• What you are asked to do
Leave out every picture, and retype exactly the lines from the line with "Write a Python" through the line with "return fig.add_axes([l /", both ends included.

• Input rows
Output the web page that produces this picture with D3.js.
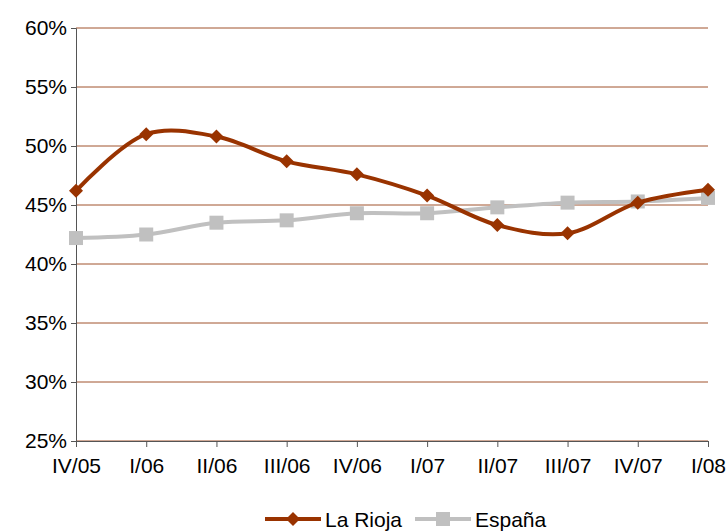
<!DOCTYPE html>
<html><head><meta charset="utf-8">
<script src="https://cdn.jsdelivr.net/npm/d3@7"></script>
<style>body{margin:0;background:#fff}text{font-family:"Liberation Sans Narrow",Arial,"Liberation Sans",sans-serif}</style>
</head><body>
<svg id="chart" width="728" height="532"></svg>
<script>
const categories = ["IV/05","I/06","II/06","III/06","IV/06","I/07","II/07","III/07","IV/07","I/08"];
const rioja = [46.2, 51.0, 50.8, 48.7, 47.6, 45.8, 43.3, 42.6, 45.2, 46.3];
const espana = [42.2, 42.5, 43.5, 43.7, 44.3, 44.3, 44.8, 45.2, 45.3, 45.6];
const yTicks = [25,30,35,40,45,50,55,60];

const svg = d3.select("#chart");
const x = d3.scalePoint().domain(categories).range([76, 708]);
const y = d3.scaleLinear().domain([25, 60]).range([441, 28]);

// gridlines
svg.append("g").selectAll("line").data(yTicks).join("line")
  .attr("x1", 76).attr("x2", 708)
  .attr("y1", d => y(d)).attr("y2", d => y(d))
  .attr("stroke", "#a0522d").attr("stroke-width", 1);

// y axis
const yAxis = svg.append("g").attr("transform", "translate(76,0)")
  .call(d3.axisLeft(y).tickValues(yTicks).tickSize(5).tickFormat(d => d + "%"));
yAxis.select(".domain").attr("stroke", "#555");
yAxis.selectAll(".tick line").attr("stroke", "#555");
yAxis.selectAll("text").attr("font-size", 21).attr("fill", "#000").attr("dx", "-1");

// x axis
const xAxis = svg.append("g").attr("transform", "translate(0,441)")
  .call(d3.axisBottom(x).tickSize(6).tickSizeOuter(0));
xAxis.select(".domain").attr("stroke", "#555");
xAxis.selectAll(".tick line").attr("stroke", "#555");
xAxis.selectAll("text").attr("font-size", 21).attr("fill", "#000").attr("dy", "1.1em");

const line = d3.line().x((d, i) => x(categories[i])).y(d => y(d)).curve(d3.curveCatmullRom.alpha(0.5));

const series = [
  {name: "La Rioja", data: rioja, color: "#993300", marker: "diamond"},
  {name: "España", data: espana, color: "#c0c0c0", marker: "square"}
];
const diamond = "M0,-7L7,0L0,7L-7,0Z";
const square = "M-7,-7H7V7H-7Z";
const symbolOf = m => m === "diamond" ? diamond : square;

[series[1], series[0]].forEach(s => {
  svg.append("path").datum(s.data).attr("d", line)
    .attr("fill", "none").attr("stroke", s.color).attr("stroke-width", 4);
  svg.append("g").selectAll("path").data(s.data).join("path")
    .attr("d", symbolOf(s.marker))
    .attr("transform", (d, i) => `translate(${x(categories[i])},${y(d)})`)
    .attr("fill", s.color);
});

// legend
const legend = svg.append("g").attr("transform", "translate(265,519)");
let lx = 0;
series.forEach(s => {
  const g = legend.append("g").attr("transform", `translate(${lx},0)`);
  g.append("line").attr("x1", 0).attr("x2", 56).attr("stroke", s.color).attr("stroke-width", 4);
  g.append("path").attr("d", symbolOf(s.marker)).attr("transform", "translate(28,0)").attr("fill", s.color);
  g.append("text").attr("x", 60).attr("y", 8).attr("font-size", 21).text(s.name);
  lx += 150;
});
</script>
</body></html>
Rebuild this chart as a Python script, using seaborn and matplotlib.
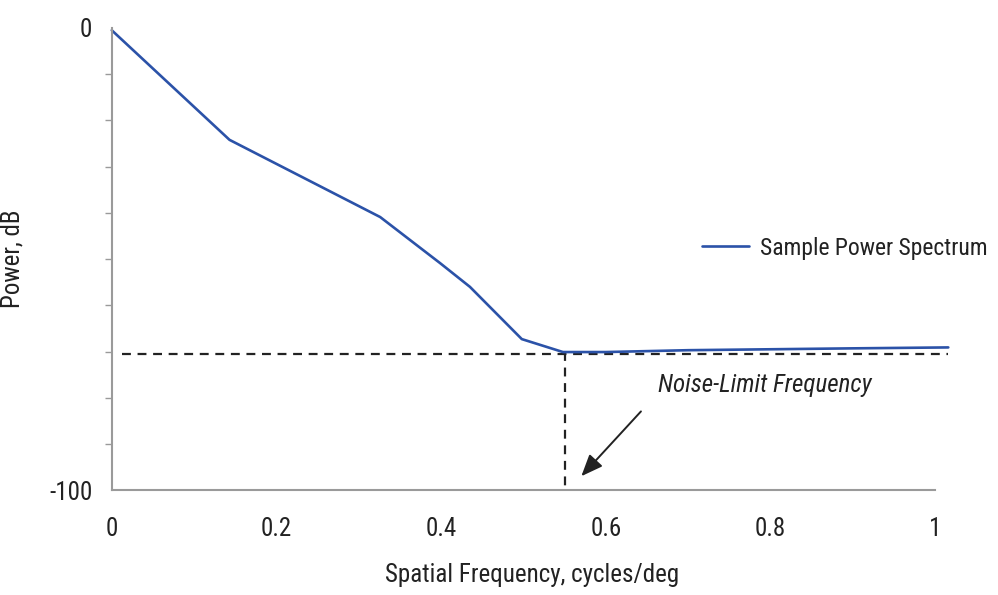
import matplotlib
matplotlib.use("Agg")
import matplotlib.pyplot as plt
import seaborn as sns
import pandas as pd
import logging

logging.getLogger("matplotlib.font_manager").setLevel(logging.ERROR)

# Sample power spectrum (spatial frequency in cycles/deg, power in dB)
freq = [0.0, 0.143, 0.326, 0.399, 0.435, 0.498, 0.548, 0.60, 0.70, 0.80, 0.90, 1.016]
power = [-0.5, -24.2, -40.9, -50.9, -56.0, -67.3, -70.1, -70.1, -69.7, -69.5, -69.3, -69.1]

noise_floor = -70.6
noise_limit_freq = 0.55

xticks = [0, 0.2, 0.4, 0.6, 0.8, 1]
xtick_labels = ["0", "0.2", "0.4", "0.6", "0.8", "1"]

df = pd.DataFrame({"freq": freq, "power": power})

sns.set_theme(style="white")
plt.rcParams["font.family"] = ["Roboto Condensed", "Archivo Narrow", "PT Sans Narrow",
                               "Sofia Sans Semi Condensed", "Liberation Sans"]

FS = 18
INK = "#222222"

fig = plt.figure(figsize=(9.98, 5.95), dpi=100)
ax = fig.add_axes([0.112, 0.176, 0.825, 0.777])

sns.lineplot(data=df, x="freq", y="power", ax=ax, color="#2b52a8", linewidth=1.9,
             clip_on=False, legend=False)

# noise floor and noise-limit frequency markers
ax.plot([0.012, 1.016], [noise_floor, noise_floor], color=INK, lw=1.6,
        ls=(0, (4, 3)), clip_on=False, zorder=1)
ax.plot([noise_limit_freq, noise_limit_freq], [noise_floor + 0.5, -100], color=INK,
        lw=1.6, ls=(0, (4, 3)), clip_on=False, zorder=1)

ax.annotate("", xy=(0.568, -97.4), xytext=(0.645, -82.5),
            arrowprops=dict(arrowstyle="-|>,head_length=1.1,head_width=0.45",
                            color=INK, lw=1.4))
ax.text(0.663, -77.3, "Noise-Limit Frequency", fontsize=FS, style="italic",
        color=INK, va="center", ha="left")

ax.set_xlim(0, 1)
ax.set_ylim(-100, 0)
ax.set_xticks(xticks)
ax.set_xticklabels(xtick_labels)
ax.set_yticks([-100, 0])
ax.set_yticklabels(["-100", "0"])
ax.set_yticks(range(-90, 0, 10), minor=True)

for s in ["top", "right"]:
    ax.spines[s].set_visible(False)
for s in ["left", "bottom"]:
    ax.spines[s].set_color("#9a9a9a")
    ax.spines[s].set_linewidth(1.5)

ax.tick_params(axis="both", which="major", direction="out", length=6, width=1.2,
               colors="#9a9a9a", labelcolor=INK, labelsize=FS, pad=13)
ax.tick_params(axis="y", which="minor", direction="out", length=5, width=1.0,
               colors="#9a9a9a", left=True)
ax.tick_params(axis="y", which="major", pad=8)

ax.set_xlabel("Spatial Frequency, cycles/deg", fontsize=FS, color=INK)
ax.xaxis.set_label_coords(0.511, -0.157)
ax.set_ylabel("Power, dB", fontsize=FS, color=INK)
ax.yaxis.set_label_coords(-0.106, 0.5)

leg = ax.legend(handles=ax.get_lines()[:1], labels=["Sample Power Spectrum"],
                loc="center left", bbox_to_anchor=(0.717, 0.524), frameon=False,
                fontsize=17, handlelength=2.0, handletextpad=0.45,
                borderpad=0, borderaxespad=0)
for t in leg.get_texts():
    t.set_color(INK)

fig.savefig("out.png", dpi=100, facecolor="white")
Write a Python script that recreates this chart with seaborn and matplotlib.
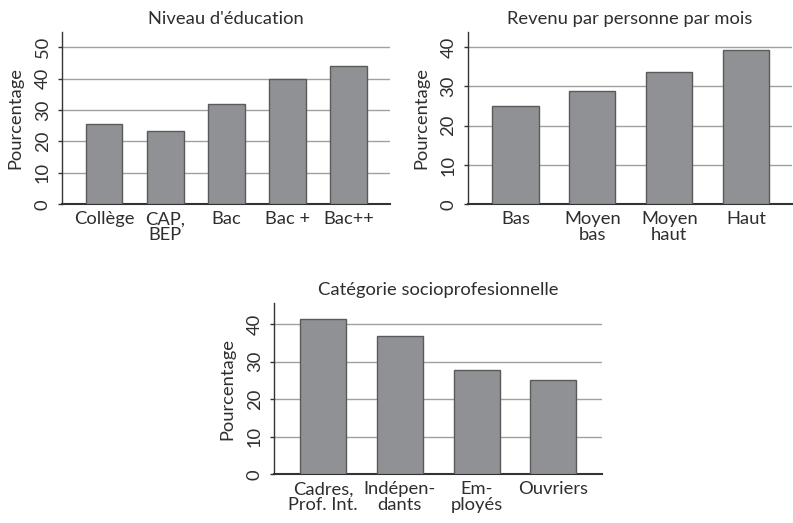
import matplotlib
matplotlib.use("Agg")
import matplotlib.pyplot as plt
import seaborn as sns
import pandas as pd

# ---- data ----
edu_cats = ["Collège", "CAP,\nBEP", "Bac", "Bac +", "Bac++"]
edu_vals = [25.6, 23.3, 31.8, 39.7, 43.9]

rev_cats = ["Bas", "Moyen\nbas", "Moyen\nhaut", "Haut"]
rev_vals = [24.9, 28.7, 33.6, 39.3]

csp_cats = ["Cadres,\nProf. Int.", "Indépen-\ndants", "Em-\nployés", "Ouvriers"]
csp_vals = [41.2, 36.8, 27.8, 25.1]

titles = ["Niveau d'éducation", "Revenu par personne par mois", "Catégorie socioprofesionnelle"]
ylabel = "Pourcentage"

sns.set_theme(style="white")
plt.rcParams['font.family'] = ['Lato', 'DejaVu Sans']

W, H = 793, 523
fig = plt.figure(figsize=(W / 100, H / 100), dpi=100)

BAR = "#909195"
EDGE = "#5a5a5a"
TXT = "#2e2e2e"
FS = 13.2


def make_ax(l, r, t, b):
    return fig.add_axes([l / W, (H - b) / H, (r - l) / W, (b - t) / H])


def draw(ax, cats, vals, title, ymax, yticks, xlim):
    df = pd.DataFrame({"cat": cats, "val": vals})
    sns.barplot(data=df, x="cat", y="val", color=BAR, width=0.6,
                edgecolor=EDGE, linewidth=1.0, saturation=1, ax=ax, zorder=3)
    for yv in yticks[1:]:
        ax.axhline(yv, color="#a0a0a0", lw=1.0, zorder=1)
    ax.set_ylim(0, ymax)
    ax.set_xlim(*xlim)
    ax.set_yticks(yticks)
    ax.set_yticklabels([str(v) for v in yticks], rotation=90, va="center",
                       fontsize=FS, color=TXT)
    ax.set_xticks(range(len(cats)))
    ax.set_xticklabels(cats, fontsize=FS, color=TXT, linespacing=1.0)
    ax.tick_params(axis="y", length=3, width=1, color="#333333", pad=5, left=True)
    ax.tick_params(axis="x", length=0, pad=5)
    ax.set_xlabel("")
    ax.set_ylabel(ylabel, fontsize=FS, color=TXT, labelpad=8)
    ax.set_title(title, fontsize=FS, color=TXT, pad=6)
    for s in ["top", "right"]:
        ax.spines[s].set_visible(False)
    ax.spines["left"].set_color("#333333")
    ax.spines["bottom"].set_color("#333333")
    ax.spines["left"].set_linewidth(1.0)
    ax.spines["bottom"].set_linewidth(1.5)
    ax.grid(False)


ax1 = make_ax(62, 390, 32, 204.3)
draw(ax1, edu_cats, edu_vals, titles[0], 54.8, [0, 10, 20, 30, 40, 50], (-0.69, 4.68))

ax2 = make_ax(467.7, 791.7, 32, 204.3)
draw(ax2, rev_cats, rev_vals, titles[1], 43.8, [0, 10, 20, 30, 40], (-0.62, 3.59))

ax3 = make_ax(274, 601.7, 303.3, 474.3)
draw(ax3, csp_cats, csp_vals, titles[2], 45.5, [0, 10, 20, 30, 40], (-0.64, 3.63))

fig.savefig("out.png", dpi=100, facecolor="white")
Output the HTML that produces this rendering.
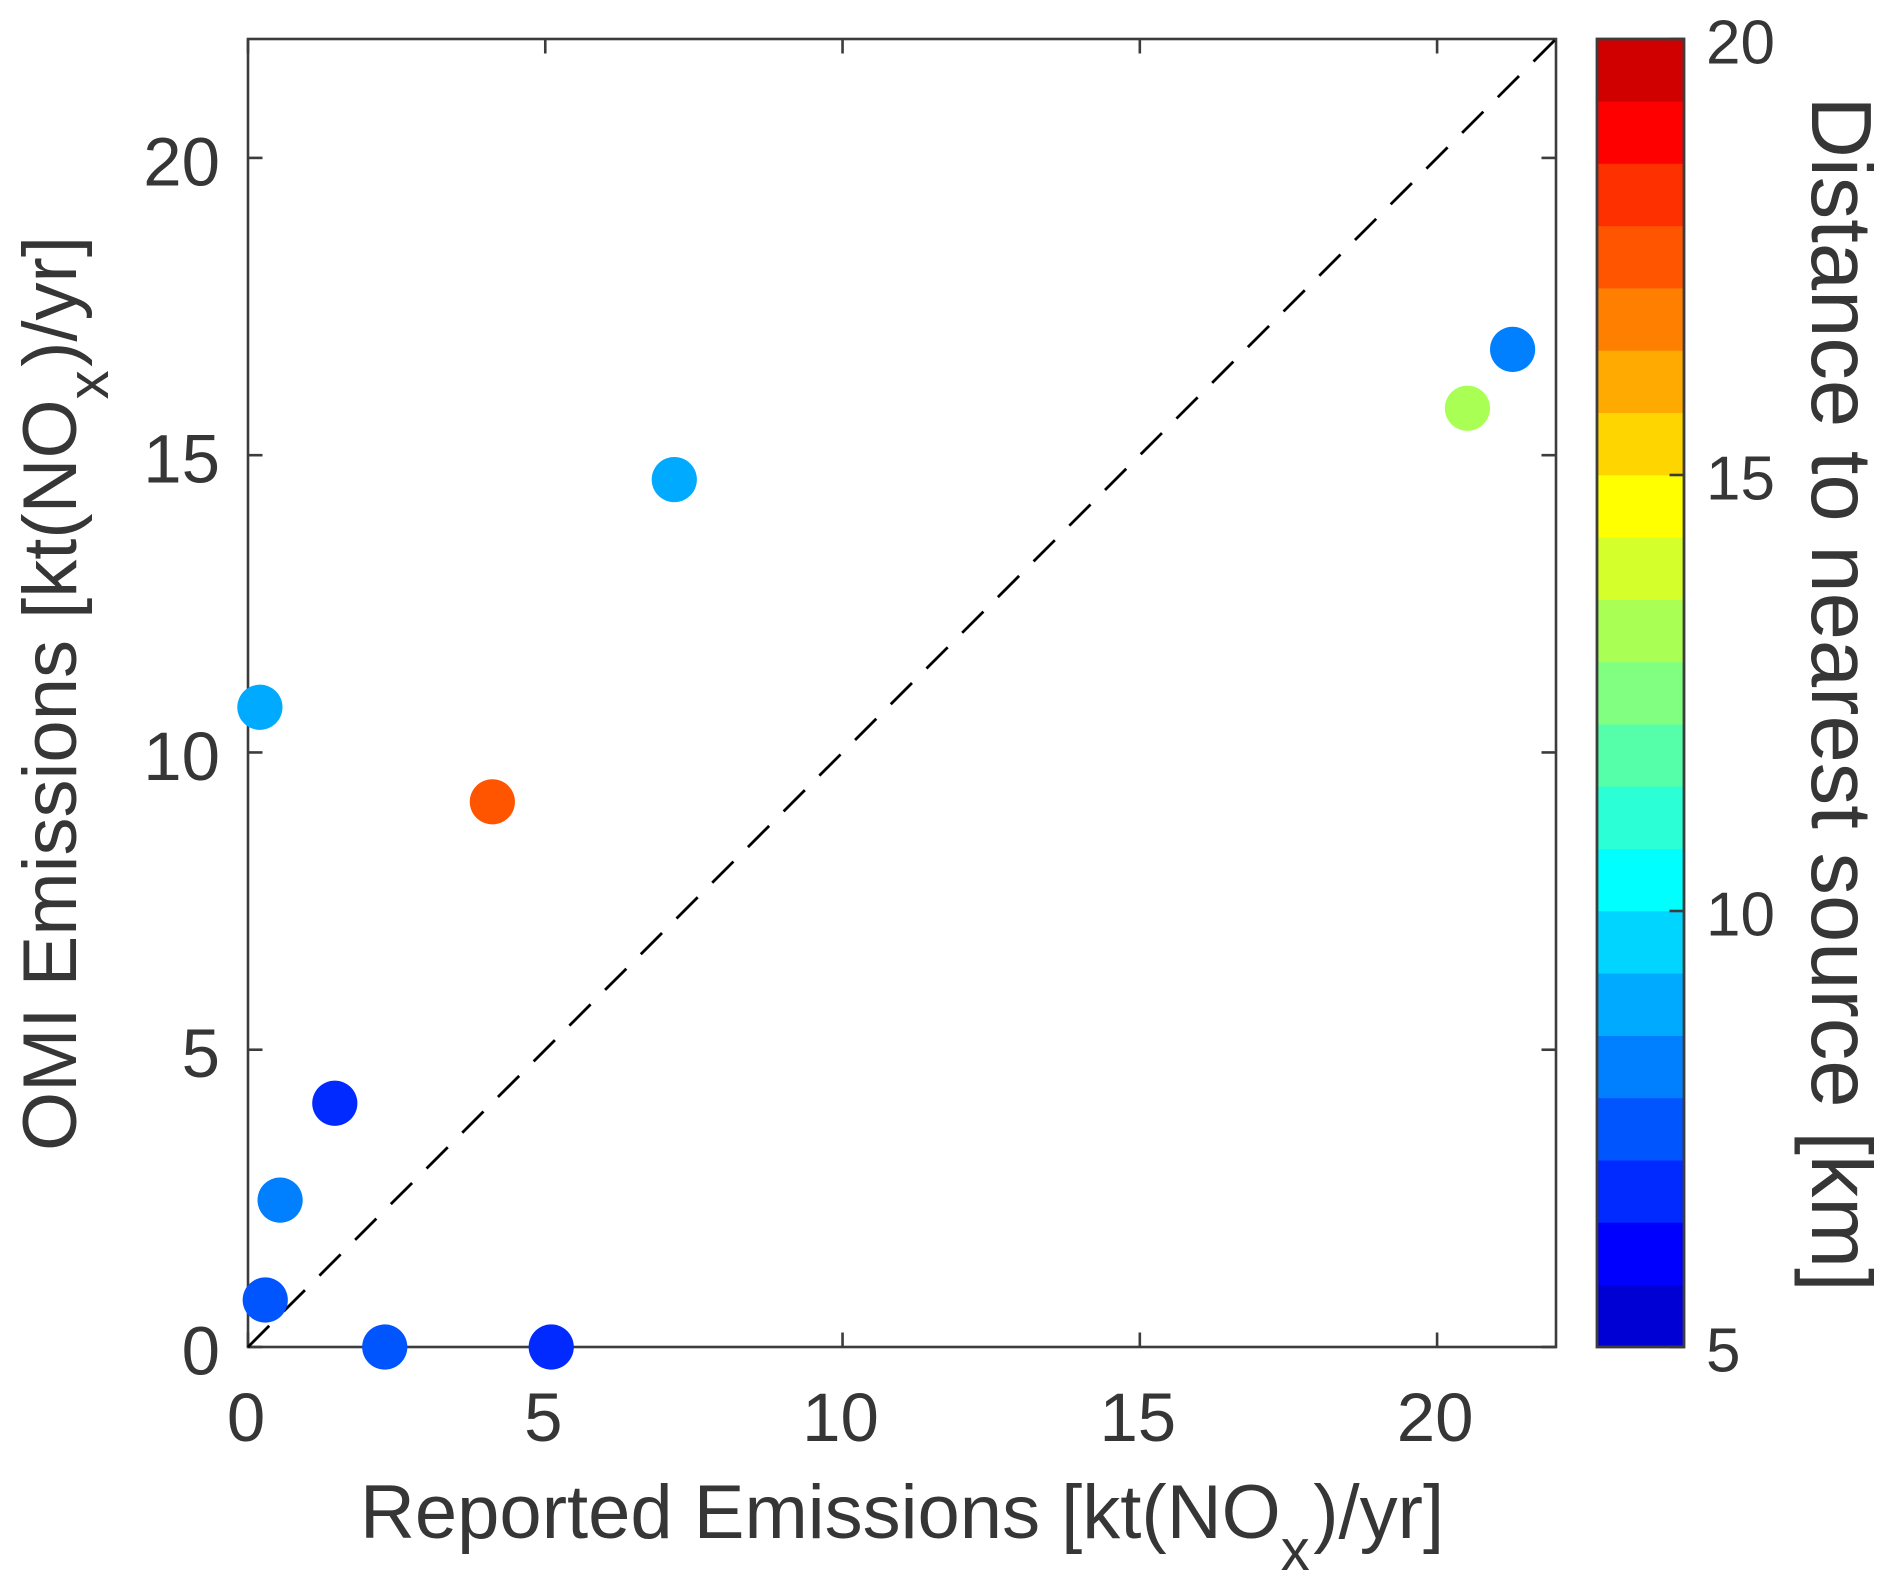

• The response
Write a Python script that recreates this chart with seaborn and matplotlib.
import matplotlib
matplotlib.use("Agg")
import matplotlib.pyplot as plt
import seaborn as sns
import pandas as pd

# ---- data ----
edu_cats = ["Collège", "CAP,\nBEP", "Bac", "Bac +", "Bac++"]
edu_vals = [25.6, 23.3, 31.8, 39.7, 43.9]

rev_cats = ["Bas", "Moyen\nbas", "Moyen\nhaut", "Haut"]
rev_vals = [24.9, 28.7, 33.6, 39.3]

csp_cats = ["Cadres,\nProf. Int.", "Indépen-\ndants", "Em-\nployés", "Ouvriers"]
csp_vals = [41.2, 36.8, 27.8, 25.1]

titles = ["Niveau d'éducation", "Revenu par personne par mois", "Catégorie socioprofesionnelle"]
ylabel = "Pourcentage"

sns.set_theme(style="white")
plt.rcParams['font.family'] = ['Lato', 'DejaVu Sans']

W, H = 793, 523
fig = plt.figure(figsize=(W / 100, H / 100), dpi=100)

BAR = "#909195"
EDGE = "#5a5a5a"
TXT = "#2e2e2e"
FS = 13.2


def make_ax(l, r, t, b):
    return fig.add_axes([l / W, (H - b) / H, (r - l) / W, (b - t) / H])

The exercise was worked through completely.